2. Apologize. Make amends. Put up an exhibit in the local history museum; find ways to discuss and commemorate these events and ensure they won't evaporate again from the local historical narrative.

3. State that you don't do it any more -- and mean it. This may mean educating real-estate agents who still quietly practice "steering." Or having a parents' group visit the schools, talk to the teachers, and review the history books to find out what the kids are learning about both national and local racial history. What's being slid under the rug? Is the teacher qualified? (Loewen notes that nationally, there are more history teachers teaching out of their field than in any other subject, especially in the south and midwest. Furthermore: a striking number of these are sports coaches.) Or educating business people on the ways ethnic and racial diversity increase the economic prospects of an area, pointing out that the most depressed parts of the country are invariably also the most segregated ones.

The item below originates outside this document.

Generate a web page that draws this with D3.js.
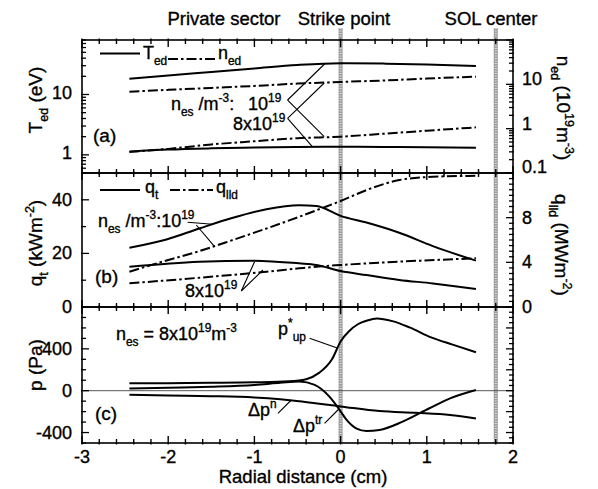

Most importantly, it may mean talking, openly and honestly, about what kind of community you want to be. Sundowning and covenanting directly created the urban ghettos of the 20th century: black America settled in the inner cities because it literally had nowhere else to go. Reversing that trend, and restoring the right of all Americans to live and travel where they please, is the first step in reversing a whole cascade of other social ills that still proceed from a century and a half of segregation.

The sins of the past are only sins now if you're still engaging in them. This is one sin we have a chance to put a real, history-making stop to -- in ones and twos and small groups, working from our living rooms and church basements, in the perceived safety of our all-white enclaves where race only apparently ceased to be a question a very long time ago.